Inoltre, secondo le stime di Elettricità Futura, per sviluppare tutte le rinnovabili di cui si avrebbe bisogno in Italia al 2030 per decarbonizzare il mix elettrico, stando ai target del piano REPowerEU, si occuperebbe appena lo 0,3% del suolo nazionale (meno di un terzo del suolo occupato da piazzali e parcheggi) e solamente lo 0,6% della superficie agricola nazionale, e ciò solo nella teorica ipotesi di costruire gli impianti esclusivamente su aree agricole.

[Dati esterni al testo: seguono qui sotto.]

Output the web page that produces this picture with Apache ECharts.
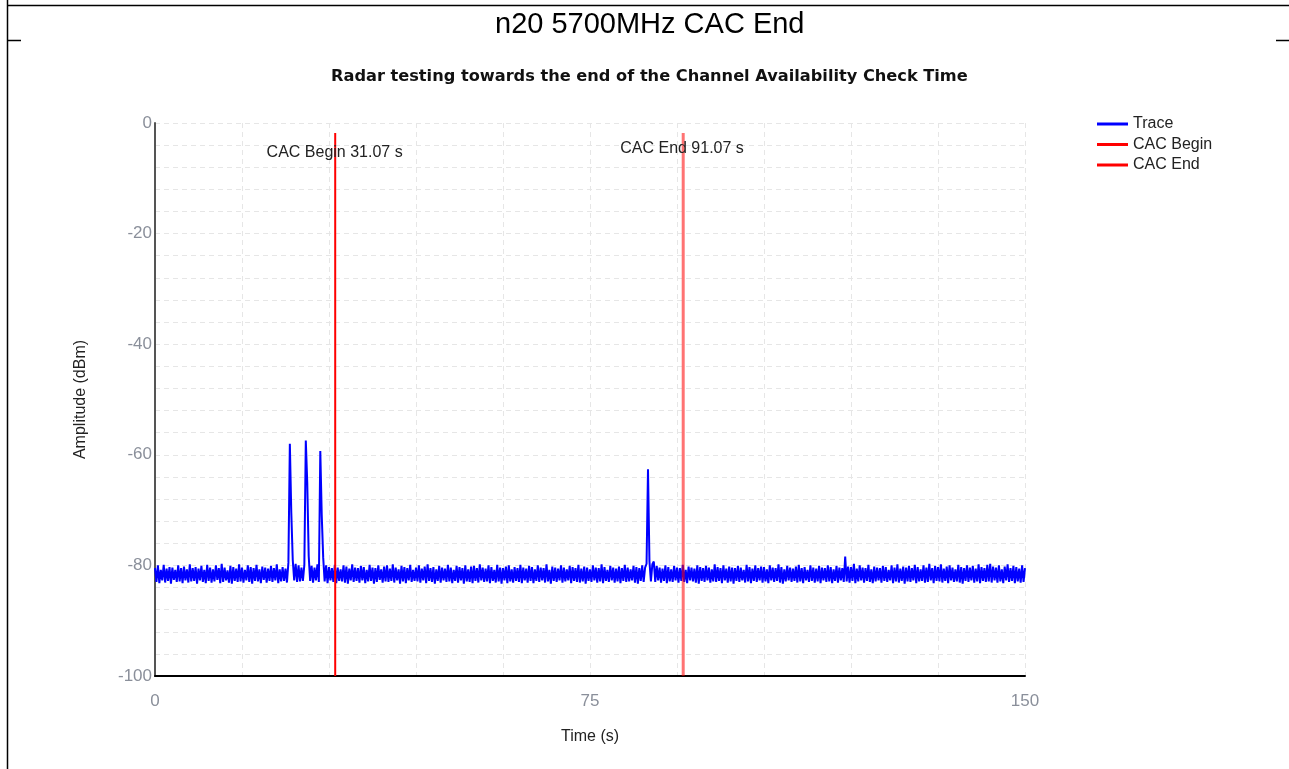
<!DOCTYPE html>
<html><head><meta charset="utf-8">
<script src="https://cdn.jsdelivr.net/npm/echarts@6/dist/echarts.min.js"></script>
<style>html,body{margin:0;padding:0;background:#fff;}#c{width:1289px;height:769px;}</style>
</head><body><div id="c"></div>
<script>
// ---- data ----
const mainTitle = 'n20 5700MHz CAC End';
const subTitle = 'Radar testing towards the end of the Channel Availability Check Time';
const seriesNames = ['Trace', 'CAC Begin', 'CAC End'];
const traceStart = 0;      // s
const traceStep = 0.25;    // s per sample
const traceValues = [
-80.5,-83.0,-80.0,-83.2,-80.8,-82.7,-79.9,-83.1,-80.6,-82.8,-80.3,-83.3,-80.4,-82.6,-80.8,-83.0,-80.0,-82.9,-80.5,-83.2,
-80.2,-82.7,-80.7,-83.1,-79.8,-82.9,-80.5,-82.8,-80.3,-83.3,-80.6,-82.7,-80.1,-83.0,-80.8,-83.2,-79.9,-82.8,-80.4,-83.1,
-80.7,-82.9,-80.0,-82.6,-80.5,-83.2,-79.7,-83.0,-80.4,-82.7,-80.9,-83.1,-80.1,-83.3,-80.3,-82.8,-80.6,-83.0,-79.8,-82.9,
-80.4,-83.1,-80.8,-82.7,-80.0,-83.0,-80.3,-83.3,-80.5,-82.8,-79.9,-82.9,-80.7,-83.2,-80.2,-82.6,-80.4,-83.1,-80.6,-82.8,
-80.1,-83.0,-80.5,-82.7,-79.8,-83.2,-80.7,-82.9,-80.3,-82.8,-80.6,-83.1,-79.5,-58.0,-70.5,-79.0,-82.7,-79.7,-83.0,-80.0,
-82.9,-80.4,-82.8,-79.9,-57.4,-65.0,-78.3,-82.8,-80.1,-83.1,-80.4,-82.7,-79.8,-83.0,-59.3,-71.0,-78.6,-82.9,-80.0,-83.2,
-80.3,-82.7,-80.5,-83.0,-79.9,-83.2,-80.4,-82.8,-80.7,-82.9,-80.0,-83.1,-80.2,-83.3,-80.6,-82.7,-79.8,-83.0,-80.4,-82.8,
-80.5,-83.1,-80.1,-82.7,-80.3,-83.2,-80.8,-82.9,-79.9,-82.8,-80.4,-83.3,-80.5,-83.0,-80.0,-82.6,-80.7,-83.1,-80.2,-82.9,
-80.0,-83.0,-80.6,-82.8,-79.8,-83.1,-80.4,-82.7,-80.7,-83.3,-80.1,-82.9,-80.3,-83.2,-80.5,-82.7,-79.9,-83.0,-80.8,-82.8,
-80.4,-82.9,-80.0,-83.1,-80.6,-82.7,-80.2,-83.2,-79.8,-82.8,-80.5,-83.0,-80.3,-83.3,-80.7,-82.8,-80.1,-83.1,-80.4,-82.7,
-80.6,-83.0,-79.9,-82.9,-80.4,-83.2,-80.8,-82.8,-80.1,-83.1,-80.3,-82.7,-80.5,-83.3,-80.0,-82.9,-80.7,-83.0,-80.2,-83.2,
-80.1,-82.8,-80.5,-83.1,-79.8,-82.7,-80.4,-83.0,-80.6,-82.9,-80.0,-83.2,-80.3,-82.8,-80.8,-83.1,-79.9,-82.9,-80.4,-83.3,
-80.5,-82.7,-80.2,-83.2,-80.0,-82.9,-80.7,-83.1,-80.3,-82.8,-80.5,-83.0,-79.9,-83.2,-80.4,-82.7,-80.6,-83.1,-80.1,-82.8,
-80.3,-83.2,-80.7,-82.8,-80.0,-83.0,-80.4,-82.7,-80.5,-83.1,-79.8,-82.9,-80.8,-83.3,-80.2,-82.8,-80.4,-83.0,-80.6,-82.7,
-80.0,-83.1,-80.4,-82.9,-80.7,-82.7,-80.1,-83.2,-80.3,-82.8,-80.5,-83.0,-79.9,-83.1,-80.6,-82.9,-80.2,-83.3,-80.4,-82.8,
-80.7,-83.0,-80.0,-82.7,-80.4,-83.1,-80.5,-82.9,-79.8,-83.2,-80.3,-82.8,-80.8,-83.0,-80.1,-82.7,-80.4,-83.1,-80.6,-82.9,
-80.2,-83.2,-80.5,-82.8,-79.9,-83.0,-80.4,-82.9,-80.7,-82.7,-80.1,-83.1,-80.3,-83.3,-80.5,-82.8,-80.0,-83.0,-80.4,-79.7,
-62.6,-79.3,-82.9,-79.8,-79.3,-83.0,-80.1,-82.7,-80.4,-83.1,-80.6,-82.8,-80.0,-83.2,-80.3,-82.9,-80.7,-83.0,-80.1,-82.7,
-80.4,-83.1,-80.5,-82.8,-79.9,-83.0,-80.8,-83.2,-80.2,-82.7,-80.4,-82.9,-80.6,-83.1,-80.0,-83.3,-80.3,-82.8,-80.5,-83.0,
-80.1,-82.7,-80.4,-83.1,-80.7,-82.9,-79.8,-83.0,-80.3,-82.8,-80.5,-83.2,-80.0,-82.7,-80.6,-83.1,-80.2,-82.9,-80.4,-83.3,
-80.5,-82.8,-80.1,-83.0,-80.4,-82.7,-80.8,-83.1,-79.9,-82.9,-80.3,-83.2,-80.6,-82.8,-80.0,-83.0,-80.5,-82.7,-80.2,-83.1,
-80.3,-82.9,-80.7,-83.2,-80.0,-82.7,-80.4,-83.0,-80.5,-82.8,-79.8,-83.1,-80.3,-83.3,-80.7,-82.9,-80.1,-82.7,-80.4,-83.0,
-80.6,-82.8,-80.2,-83.1,-79.9,-82.9,-80.5,-83.2,-80.3,-82.7,-80.8,-83.0,-80.0,-82.8,-80.4,-83.1,-80.6,-82.9,-80.1,-83.2,
-80.4,-82.7,-80.5,-83.0,-80.0,-82.9,-80.3,-83.2,-80.7,-82.8,-80.1,-83.1,-80.4,-82.7,-80.5,-83.0,-78.4,-82.9,-80.2,-83.1,
-80.3,-82.8,-79.7,-83.2,-80.6,-82.9,-80.0,-82.7,-80.4,-83.1,-80.5,-82.8,-79.9,-83.0,-80.7,-83.2,-80.2,-82.9,-80.4,-82.7,
-80.5,-83.1,-80.1,-82.8,-80.3,-83.0,-80.8,-82.7,-80.0,-83.2,-80.4,-82.9,-79.8,-83.1,-80.6,-82.8,-80.2,-83.3,-80.4,-82.9,
-80.1,-83.0,-80.5,-82.7,-79.9,-83.2,-80.3,-82.9,-80.7,-82.8,-80.0,-83.1,-80.4,-83.0,-79.7,-82.7,-80.5,-83.2,-80.1,-82.8,
-80.3,-82.9,-79.8,-83.1,-80.6,-82.8,-80.2,-83.2,-80.0,-82.7,-80.4,-83.0,-80.7,-82.9,-79.9,-83.1,-80.3,-83.3,-80.5,-82.8,
-80.0,-83.0,-80.4,-82.7,-80.1,-83.1,-80.6,-82.9,-79.8,-83.2,-80.3,-82.8,-80.5,-83.0,-79.9,-82.9,-79.7,-83.1,-80.2,-82.7,
-80.4,-83.1,-80.0,-82.9,-80.7,-83.2,-80.2,-82.7,-79.8,-83.0,-80.5,-82.8,-80.1,-83.2,-80.3,-82.9,-80.6,-83.1,-80.0,-83.0,
-80.5
];
const cacBeginTime = 31.07;   // s
const cacEndTime = 91.07;     // s
const markerSpan = [-100, -1.8]; // dBm extent of marker lines
const markerLabelLevel = [-5.4, -4.7]; // dBm where marker texts sit
const xLabelTicks = [0, 75, 150];
const yLabelStep = 20;

// ---- chart ----
const FONT = "'Liberation Sans', Arial, sans-serif";
const traceData = traceValues.map((v, i) => [traceStart + i * traceStep, v]);
const chart = echarts.init(document.getElementById('c'), null, {renderer: 'canvas'});
const labelGrey = '#8a8f9a';
const option = {
  animation: false,
  backgroundColor: '#ffffff',
  textStyle: {fontFamily: FONT},
  title: [
    {text: mainTitle, left: 490, top: 5,
     textStyle: {fontFamily: FONT, fontSize: 29, fontWeight: 'normal', color: '#000'}},
    {text: subTitle, left: 326, top: 64,
     textStyle: {fontFamily: "'DejaVu Sans', sans-serif", fontSize: 16.2, fontWeight: 'bold', color: '#111'}}
  ],
  legend: {
    orient: 'vertical', left: 1092, top: 111,
    icon: 'rect', itemWidth: 31, itemHeight: 3, itemGap: 4.5,
    textStyle: {fontFamily: FONT, fontSize: 16, color: '#222', lineHeight: 16},
    data: [
      {name: seriesNames[0], itemStyle: {color: '#0000ff'}},
      {name: seriesNames[1], itemStyle: {color: '#ff0000'}},
      {name: seriesNames[2], itemStyle: {color: '#ff0000'}}
    ]
  },
  grid: {left: 155, right: 264, top: 123, bottom: 93, containLabel: false},
  xAxis: {
    type: 'value', min: 0, max: 150, interval: 15,
    name: 'Time (s)', nameLocation: 'middle', nameGap: 53,
    nameTextStyle: {fontFamily: FONT, fontSize: 16, color: '#222'},
    axisLine: {show: true, onZero: false, lineStyle: {color: '#000', width: 2}},
    axisTick: {show: false},
    axisLabel: {fontFamily: FONT, fontSize: 17, color: labelGrey, margin: 17,
      formatter: v => xLabelTicks.indexOf(v) >= 0 ? String(v) : ''},
    splitLine: {show: true, lineStyle: {color: '#e6e6e6', type: [5, 4], width: 1}}
  },
  yAxis: {
    type: 'value', min: -100, max: 0, interval: 4,
    name: 'Amplitude (dBm)', nameLocation: 'middle', nameGap: 66,
    nameTextStyle: {fontFamily: FONT, fontSize: 16, color: '#222'},
    axisLine: {show: true, onZero: false, lineStyle: {color: '#555', width: 2}},
    axisTick: {show: false},
    axisLabel: {fontFamily: FONT, fontSize: 17, color: labelGrey, margin: 3,
      formatter: v => Math.abs(v % yLabelStep) < 1e-6 ? String(Math.round(v)) : ''},
    splitLine: {show: true, lineStyle: {color: '#e6e6e6', type: [5, 4], width: 1}}
  },
  series: [
    {
      name: seriesNames[0], type: 'line', data: traceData,
      symbol: 'none', showSymbol: false, sampling: null, z: 2,
      color: '#0000ff',
      lineStyle: {color: '#0000ff', width: 2}
    },
    {
      name: seriesNames[1], type: 'line',
      data: [[cacBeginTime, markerSpan[0]], [cacBeginTime, markerSpan[1]]],
      symbol: 'none', z: 3, color: '#ff0000',
      lineStyle: {color: '#ff0000', width: 2},
      markPoint: {
        symbol: 'circle', symbolSize: 1, itemStyle: {color: 'rgba(0,0,0,0)'},
        data: [{coord: [cacBeginTime - 0.1, markerLabelLevel[0]],
          label: {show: true, position: 'inside', formatter: 'CAC Begin ' + cacBeginTime + ' s',
            fontFamily: FONT, fontSize: 16, color: '#222'}}]
      }
    },
    {
      name: seriesNames[2], type: 'line',
      data: [[cacEndTime, markerSpan[0]], [cacEndTime, markerSpan[1]]],
      symbol: 'none', z: 4, color: '#ff0000',
      lineStyle: {color: 'rgba(255,0,0,0.55)', width: 3},
      markPoint: {
        symbol: 'circle', symbolSize: 1, itemStyle: {color: 'rgba(0,0,0,0)'},
        data: [{coord: [cacEndTime - 0.2, markerLabelLevel[1]],
          label: {show: true, position: 'inside', formatter: 'CAC End ' + cacEndTime + ' s',
            fontFamily: FONT, fontSize: 16, color: '#222'}}]
      }
    }
  ],
  graphic: [
    {type: 'line', shape: {x1: 7.5, y1: 0, x2: 7.5, y2: 769}, style: {stroke: '#000', lineWidth: 1.5}, silent: true},
    {type: 'line', shape: {x1: 7, y1: 5.5, x2: 1289, y2: 5.5}, style: {stroke: '#000', lineWidth: 1.5}, silent: true},
    {type: 'line', shape: {x1: 7, y1: 40.5, x2: 21, y2: 40.5}, style: {stroke: '#000', lineWidth: 1.5}, silent: true},
    {type: 'line', shape: {x1: 1276, y1: 40.5, x2: 1289, y2: 40.5}, style: {stroke: '#000', lineWidth: 1.5}, silent: true}
  ]
};
chart.setOption(option);
</script>
</body></html>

Infine, secondo Prandini, bisogna anche considerare “la produzione di crediti di carbonio da parte delle imprese agricole e la loro potenziale vendita ad altre aziende, in un’ottica di economia circolare e di sostenibilità del Paese”, perché il cosiddetto carbon farming è “un’altra voce di reddito potenziale per gli agricoltori che deve essere resa disponibili attraverso scelte amministrative chiare e semplici”.

Il carbon farming include una serie di azioni e buone pratiche volte ad aumentare lo stoccaggio della CO2 nei suoli e potrebbe essere inserito in un mercato specifico di crediti di carbonio, volto a certificare e remunerare la CO2 rimossa con queste pratiche.